Tuesday, January 25, 2011

The Audacity of Snowflake Maxims

"No Two Snowflakes Are Ever Alike."

Well, who the hell decided that? How many snowflakes did we actually LOOK at before we said that? Are we still checking? Did we coordinate internationally to scan as many snowflakes as possible? I bet somewhere in history, two snowflakes were identical.

Now, no two people are alike; I get the appeal of telling the snowflake thing to little children, to demonstrate the uniqueness of the Creation--which then, of course, prompts their reassurance that they, too, are unique in all of history.

But people actually ARE unique. Even if someone in the world had my EXACT same chromosomal structure and born at EXACTLY the same time in history, she would have been born to different parents in a different space. She would have attended a different school. I know, because I didn't see her at Patapsco High School. She could be at Columbia, or could've been at PGCC or AACC, but she definitely was not a Patapsco Patriot. She wasn't a Moonie. I don't think she is from Dundalk. She's not a Sofinowski.
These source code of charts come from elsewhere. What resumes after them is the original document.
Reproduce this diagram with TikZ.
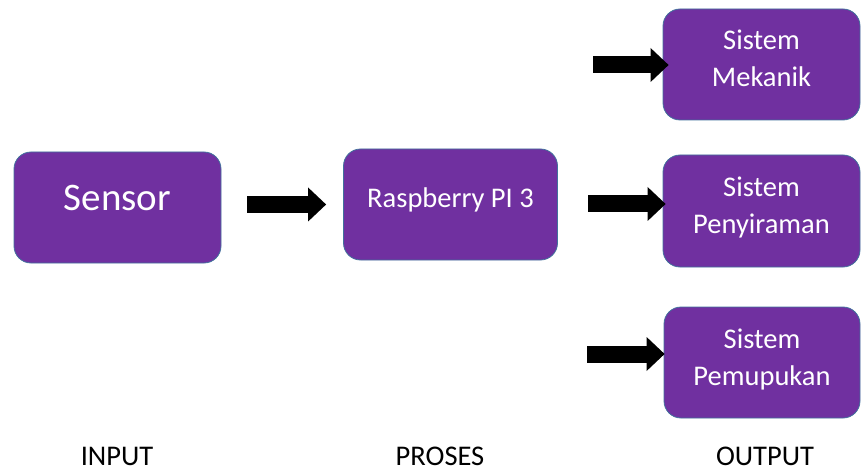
\documentclass[tikz,border=0pt]{standalone}
\usepackage{fontspec}
\setmainfont{Carlito}
\usetikzlibrary{arrows.meta,positioning}
\definecolor{boxpurple}{HTML}{7030A0}
\definecolor{boxline}{HTML}{41719C}
% text inside a box, last baseline moved by #1 from the centre
\newcommand{\boxtext}[2]{\smash{\raisebox{#1}{\begin{tabular}[b]{@{}c@{}}#2\end{tabular}}}}
\tikzset{
  blok/.style={rectangle, draw=boxline, line width=0.8pt, rounded corners=17pt,
               fill=boxpurple, text=white, inner sep=0pt,
               font=\fontsize{28.5}{37}\selectfont},
  lbl/.style={anchor=base, inner sep=0pt, font=\fontsize{28.5}{34}\selectfont},
  arr/.style={line width=17pt, -{Triangle[width=34pt 0 0, length=18pt 0 0, line width=0pt]}}
}
\begin{document}
\begin{tikzpicture}[x=1pt, y=-1pt]
  \useasboundingbox (0,0) rectangle (861,470);
  \node[blok, minimum width=207pt, minimum height=111pt,
        font=\fontsize{39}{47}\selectfont] (sensor) at (117.5,207.5) {\boxtext{-3.5pt}{Sensor}};
  \node[blok, minimum width=214pt, minimum height=111pt] (rasp) at (450.5,204.5) {\boxtext{-2.5pt}{Raspberry PI 3}};
  \node[blok, minimum width=197pt, minimum height=111pt] (mek) at (761.5,64.5) {\boxtext{-22.5pt}{Sistem\\Mekanik}};
  \node[blok, minimum width=197pt, minimum height=112pt] (peny) at (761.5,211) {\boxtext{-22.5pt}{Sistem\\Penyiraman}};
  \node[blok, minimum width=196pt, minimum height=111pt] (pemu) at (762,362.5) {\boxtext{-22.5pt}{Sistem\\Pemupukan}};
  % arrows
  \draw[arr, shorten <=26pt, shorten >=17pt] (sensor.east |- rasp.west) -- (rasp.west);
  \coordinate (o1) at (593,65);
  \coordinate (o2) at (588,204);
  \coordinate (o3) at (587,354);
  \draw[arr, shorten >=-6pt] (o1) -- (o1 -| mek.west);
  \draw[arr, shorten >=-3pt] (o2) -- (o2 -| peny.west);
  \draw[arr, shorten >=-1pt] (o3) -- (o3 -| pemu.west);
  % column labels
  \node[lbl] (inp) at (117,465) {INPUT};
  \node[lbl] (pros) at (440,465) {PROSES};
  \node[lbl] (outp) at (765,465) {OUTPUT};
\end{tikzpicture}
\end{document}
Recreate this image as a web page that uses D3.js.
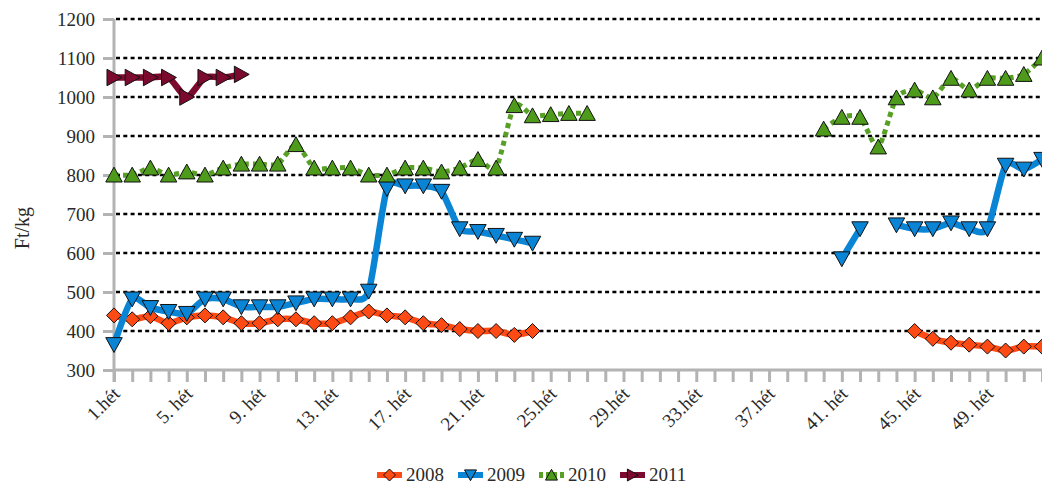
<!DOCTYPE html>
<html>
<head>
<meta charset="utf-8">
<script src="https://cdn.jsdelivr.net/npm/d3@7"></script>
<style>
  body { margin: 0; background: #fff; }
  svg { display: block; }
  .grid line { stroke: #000; stroke-width: 2.5; stroke-dasharray: 4,3.3; }
  .axis path, .axis line { stroke: #b3b3b3; stroke-width: 3; }
</style>
</head>
<body>
<div id="chart"></div>
<script>
// weeks 1..52, null = no data
var weeks = d3.range(1, 53)
var tickWeeks = [1, 5, 9, 13, 17, 21, 25, 29, 33, 37, 41, 45, 49]
var tickLabels = ['1.hét', '5. hét', '9. hét', '13. hét', '17. hét', '21. hét', '25.hét',
  '29.hét', '33.hét', '37.hét', '41. hét', '45. hét', '49. hét']
var yTicks = [300, 400, 500, 600, 700, 800, 900, 1000, 1100, 1200]

var v2008 = [440, 430, 438, 420, 435, 440, 435, 420, 420, 430, 430, 420, 420, 435, 450, 440,
  435, 420, 415, 405, 400, 400, 390, 400,
  null, null, null, null, null, null, null, null, null, null, null, null, null, null, null, null,
  null, null, null, null,
  400, 380, 370, 365, 360, 350, 360, 360]
var v2009 = [365, 482, 460, 450, 445, 482, 482, 462, 462, 462, 472, 482, 482, 482, 502, 765,
  772, 772, 758, 662, 655, 645, 635, 625,
  null, null, null, null, null, null, null, null, null, null, null, null, null, null, null, null,
  585, 662, null,
  672, 662, 662, 677, 662, 662, 825, 815, 840]
var v2010 = [800, 800, 818, 800, 808, 800, 818, 828, 828, 828, 878, 818, 818, 818, 800, 800,
  818, 818, 808, 818, 840, 818, 978, 952, 955, 958, 958,
  null, null, null, null, null, null, null, null, null, null, null, null,
  918, 948, 948, 872, 998, 1018, 998, 1048, 1018, 1048, 1048, 1058, 1100]
var v2011 = [1050, 1050, 1050, 1050, 1000, 1050, 1050, 1058]

var seriesNames = ['2008', '2009', '2010', '2011']
var seriesValues = [v2008, v2009, v2010, v2011]
var colors = ['#ff4a14', '#0a84d4', '#58a025', '#7b0a2e']
var fills = ['#ff4a14', '#0a84d4', '#4e9a1b', '#7b0a2e']
var shapes = ['diamond', 'down', 'up', 'right']

var serif = '"Liberation Serif", "Times New Roman", serif'
var textColor = '#2a2a2a'

var width = 1042, height = 484
var svg = d3.select('#chart').append('svg')
  .attr('width', width)
  .attr('height', height)
  .attr('font-family', serif)

var xScale = d3.scalePoint().domain(weeks).range([114, 1042])
var yScale = d3.scaleLinear().domain([300, 1200]).range([370, 19])

// gridlines
svg.append('g').attr('class', 'grid')
  .selectAll('line')
  .data(yTicks.slice(1))
  .enter().append('line')
  .attr('x1', 116).attr('x2', width)
  .attr('y1', function (d) { return yScale(d) })
  .attr('y2', function (d) { return yScale(d) })

// y axis
var yAxis = d3.axisLeft(yScale).tickValues(yTicks).tickSize(11).tickSizeOuter(0).tickPadding(8)
  .tickFormat(d3.format('d'))
var gy = svg.append('g').attr('class', 'axis')
  .attr('transform', 'translate(114,0)')
  .call(yAxis)
  .attr('font-family', serif)
  .attr('font-size', 19)
gy.select('.domain').attr('d', 'M0,' + yScale(1200) + 'V' + (yScale(300) + 12))
gy.selectAll('text').attr('fill', textColor)

// x axis
var xAxis = d3.axisBottom(xScale).tickSize(12).tickSizeOuter(0).tickFormat('')
var gx = svg.append('g').attr('class', 'axis')
  .attr('transform', 'translate(0,370)')
  .call(xAxis)
gx.select('.domain').attr('d', 'M114,0H' + width)

svg.append('g')
  .selectAll('text')
  .data(tickWeeks)
  .enter().append('text')
  .attr('text-anchor', 'end')
  .attr('font-size', 19)
  .attr('fill', textColor)
  .attr('transform', function (d) { return 'translate(' + (xScale(d) + 7) + ',395) rotate(-45)' })
  .text(function (d, i) { return tickLabels[i] })

// y title
svg.append('text')
  .attr('transform', 'translate(29,228) rotate(-90)')
  .attr('text-anchor', 'middle')
  .attr('font-size', 20)
  .attr('fill', textColor)
  .text('Ft/kg')

function markerPath(shape, s) {
  var h = s / 2
  if (shape === 'diamond') return 'M0,' + (-h) + 'L' + h + ',0L0,' + h + 'L' + (-h) + ',0Z'
  if (shape === 'down') return 'M' + (-h) + ',' + (-h * 0.85) + 'L' + h + ',' + (-h * 0.85) + 'L0,' + (h * 0.95) + 'Z'
  if (shape === 'up') return 'M' + (-h) + ',' + (h * 0.85) + 'L' + h + ',' + (h * 0.85) + 'L0,' + (-h * 0.95) + 'Z'
  return 'M' + (-h * 0.85) + ',' + (-h) + 'L' + (-h * 0.85) + ',' + h + 'L' + (h * 0.95) + ',0Z'
}

var line = d3.line()
  .defined(function (d) { return d.v != null })
  .x(function (d) { return xScale(d.w) })
  .y(function (d) { return yScale(d.v) })
  .curve(d3.curveCardinal.tension(0.3))

seriesNames.forEach(function (name, k) {
  var pts = seriesValues[k].map(function (v, i) { return { w: weeks[i], v: v } })
  var g = svg.append('g')
  g.append('path')
    .datum(pts)
    .attr('d', line)
    .attr('fill', 'none')
    .attr('stroke', colors[k])
    .attr('stroke-width', name === '2010' ? 5 : 6.5)
    .attr('stroke-dasharray', name === '2010' ? '5,4' : null)
    .attr('stroke-linejoin', 'round')
  g.selectAll('path.mk')
    .data(pts.filter(function (d) { return d.v != null }))
    .enter().append('path')
    .attr('class', 'mk')
    .attr('transform', function (d) { return 'translate(' + xScale(d.w) + ',' + yScale(d.v) + ')' })
    .attr('d', markerPath(shapes[k], name === '2008' ? 15 : 16.5))
    .attr('fill', fills[k])
    .attr('stroke', '#111')
    .attr('stroke-width', 1)
})

// legend
var legendX = [377, 458, 539, 620]
var legend = svg.append('g').attr('transform', 'translate(0,475)')
seriesNames.forEach(function (name, k) {
  var lg = legend.append('g').attr('transform', 'translate(' + legendX[k] + ',0)')
  lg.append('line')
    .attr('x1', 0).attr('x2', 25).attr('y1', 0).attr('y2', 0)
    .attr('stroke', colors[k])
    .attr('stroke-width', 6)
    .attr('stroke-dasharray', name === '2010' ? '4,3' : null)
  lg.append('path')
    .attr('transform', 'translate(12.5,0)')
    .attr('d', markerPath(shapes[k], 12))
    .attr('fill', fills[k])
    .attr('stroke', '#111')
    .attr('stroke-width', 1)
  lg.append('text')
    .attr('x', 29).attr('y', 6)
    .attr('font-size', 19)
    .attr('fill', textColor)
    .text(name)
})
</script>
</body>
</html>
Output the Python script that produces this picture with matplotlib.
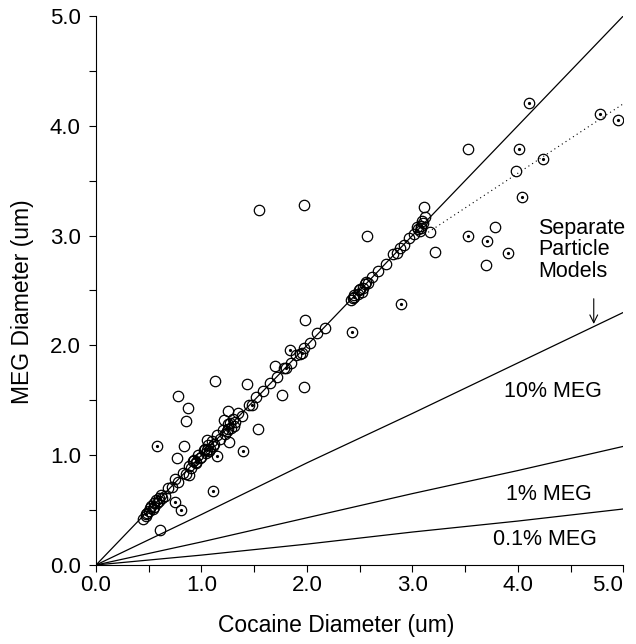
"""
MEG diameter vs cocaine diameter, separate particle model curves
"""

import matplotlib
matplotlib.use('Agg')
from matplotlib import pyplot as plt

plt.rcParams['font.family'] = ['Liberation Sans', 'DejaVu Sans']

# model curves (x = cocaine diameter, y = MEG diameter)
model_x = [0.0, 1.0, 2.0, 3.0, 4.0, 5.0]
meg_10 = [0.0, 0.46, 0.93, 1.38, 1.84, 2.30]
meg_1 = [0.0, 0.21, 0.43, 0.65, 0.86, 1.08]
meg_01 = [0.0, 0.09, 0.19, 0.30, 0.40, 0.51]

# dotted trend for the large particles
dot_x = [3.15, 5.0]
dot_y = [3.03, 4.20]

# open circles near the 1:1 line
line_x = [0.45, 0.48, 0.50, 0.52, 0.55, 0.57, 0.60, 0.62, 0.65, 0.68, 0.72, 0.75,
          0.78, 0.82, 0.85, 0.88, 0.90, 0.92, 0.95, 0.97, 1.00, 1.02, 1.04, 1.06,
          1.08, 1.10, 1.12, 1.15, 1.18, 1.20, 1.22, 1.25, 1.28, 1.30, 1.32, 1.35,
          1.38, 1.45, 1.52, 1.58, 1.65, 1.72, 1.78, 1.85, 1.90, 1.93, 1.97, 2.03,
          2.10, 2.17, 2.42, 2.45, 2.48, 2.50, 2.53, 2.55, 2.58, 2.62, 2.67, 2.75,
          2.82, 2.85, 2.88, 2.92, 2.97, 3.02, 3.05, 3.08, 3.10,
          0.47, 0.51, 0.54, 0.58, 0.63, 0.93, 0.99, 1.03, 1.07, 1.11, 1.24, 1.27,
          1.31, 2.44, 2.49, 2.52, 2.56, 3.04, 3.07, 3.09]
line_y = [0.42, 0.47, 0.49, 0.54, 0.53, 0.59, 0.58, 0.64, 0.63, 0.70, 0.71, 0.78,
          0.76, 0.84, 0.83, 0.90, 0.88, 0.95, 0.93, 1.00, 0.98, 1.05, 1.02, 1.09,
          1.06, 1.13, 1.10, 1.18, 1.15, 1.23, 1.19, 1.28, 1.25, 1.33, 1.30, 1.38,
          1.36, 1.46, 1.53, 1.58, 1.66, 1.71, 1.79, 1.84, 1.91, 1.92, 1.98, 2.02,
          2.11, 2.16, 2.41, 2.46, 2.47, 2.51, 2.52, 2.56, 2.57, 2.62, 2.68, 2.74,
          2.83, 2.84, 2.89, 2.91, 2.98, 3.01, 3.06, 3.07, 3.11,
          0.45, 0.52, 0.51, 0.56, 0.61, 0.96, 0.97, 1.06, 1.04, 1.08, 1.22, 1.29,
          1.27, 2.43, 2.50, 2.49, 2.58, 3.08, 3.04, 3.13]

# open circles away from the line
open_x = [1.55, 1.97, 2.57, 3.53, 3.98, 3.78, 3.70, 3.21, 3.17, 3.11, 3.12, 1.98,
          1.97, 1.70, 1.13, 1.43, 1.76, 0.78, 0.87, 0.85, 1.25, 1.54, 0.83, 0.77,
          0.88, 1.26, 1.05, 0.61, 1.21]
open_y = [3.23, 3.28, 3.00, 3.79, 3.59, 3.08, 2.73, 2.85, 3.03, 3.26, 3.17, 2.23,
          1.62, 1.81, 1.68, 1.65, 1.55, 1.54, 1.43, 1.31, 1.40, 1.24, 1.08, 0.97,
          0.82, 1.12, 1.14, 0.32, 1.32]

# circles with a centre dot
dot_px = [4.11, 4.78, 4.95, 4.01, 4.24, 4.04, 3.53, 3.71, 3.91, 2.89, 2.43, 1.84,
          0.58, 1.39, 1.15, 1.11, 0.75, 0.81, 0.47, 0.55, 0.60, 0.95, 1.05, 1.25,
          1.48, 1.80, 1.95, 2.45, 3.08]
dot_py = [4.21, 4.11, 4.05, 3.79, 3.70, 3.35, 3.00, 2.95, 2.84, 2.38, 2.12, 1.96,
          1.08, 1.04, 0.99, 0.67, 0.57, 0.50, 0.46, 0.56, 0.61, 0.94, 1.05, 1.24,
          1.46, 1.79, 1.93, 2.44, 3.09]

xticks = [0, 1, 2, 3, 4, 5]
xtick_labels = ['0.0', '1.0', '2.0', '3.0', '4.0', '5.0']

fig = plt.figure(figsize=(6.36, 6.44), dpi=100)
ax = fig.add_axes([0.151, 0.1227, 0.829, 0.8525])

ax.plot([0, 5], [0, 5], color='black', lw=0.9)
ax.plot(model_x, meg_10, color='black', lw=0.9)
ax.plot(model_x, meg_1, color='black', lw=0.9)
ax.plot(model_x, meg_01, color='black', lw=0.9)
ax.plot(dot_x, dot_y, color='black', lw=0.8, ls=(0, (1, 3)))

ax.plot(line_x, line_y, 'o', ms=7.5, mfc='none', mec='black', mew=0.9)
ax.plot(open_x, open_y, 'o', ms=7.5, mfc='none', mec='black', mew=0.9)
ax.plot(dot_px, dot_py, 'o', ms=7.5, mfc='none', mec='black', mew=0.9)
ax.plot(dot_px, dot_py, 'o', ms=2.3, mfc='black', mec='black', mew=0)

ax.text(4.19, 2.87, 'Separate\nParticle\nModels', fontsize=15.5, ha='left', va='center',
        linespacing=1.05)
ax.annotate('', xy=(4.72, 2.17), xytext=(4.72, 2.45),
            arrowprops=dict(arrowstyle='->', lw=0.8, color='black', mutation_scale=14))
ax.text(4.33, 1.58, '10% MEG', fontsize=15.5, ha='center', va='center')
ax.text(4.29, 0.64, '1% MEG', fontsize=15.5, ha='center', va='center')
ax.text(4.26, 0.23, '0.1% MEG', fontsize=15.5, ha='center', va='center')

ax.set_xlim(0, 5)
ax.set_ylim(0, 5)
ax.set_xticks(xticks)
ax.set_xticklabels(xtick_labels)
ax.set_yticks(xticks)
ax.set_yticklabels(xtick_labels)
ax.set_xticks([0.5, 1.5, 2.5, 3.5, 4.5], minor=True)
ax.set_yticks([0.5, 1.5, 2.5, 3.5, 4.5], minor=True)
ax.tick_params(which='both', direction='out', length=5, width=0.8, labelsize=16)
ax.tick_params(axis='x', pad=2)
ax.tick_params(axis='y', pad=6)
# last x label pulled in a little so it stays inside the figure
ax.get_xticklabels()[-1].set_horizontalalignment('right')
ax.get_xticklabels()[-1].set_x(5.14)
ax.spines['top'].set_visible(False)
ax.spines['right'].set_visible(False)
ax.spines['left'].set_linewidth(0.8)
ax.spines['bottom'].set_linewidth(0.8)

ax.set_xlabel('Cocaine Diameter (um)', fontsize=16.5)
ax.xaxis.set_label_coords(0.455, -0.11)
ax.xaxis.label.set_va('center')
ax.set_ylabel('MEG Diameter (um)', fontsize=16.5)
ax.yaxis.set_label_coords(-0.14, 0.48)
ax.yaxis.label.set_va('center')

plt.savefig('out.png', dpi=100)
My point in distinguishing those (among many) factors is to say that nuture accounts for a LOT in our personality, how we perceive and react to things, how we choose to be. So even if, physically, there is another Christa Sofinowski somewhere in time and space, she is not the same. I am still a unique being.

BUT SNOWFLAKES? ALL THEY DO IS FORM AND THEN FALL.

So if two snowflakes formed exactly the same--which I definitely think is possible, out of all the snowflakes in history--they would still fall and hit the ground in exactly the same manner, therefore never distinguishing themselves as unique from its identical counterpart.

I just think it is really arrogant for us to assume something about snowflakes that we can't actually prove.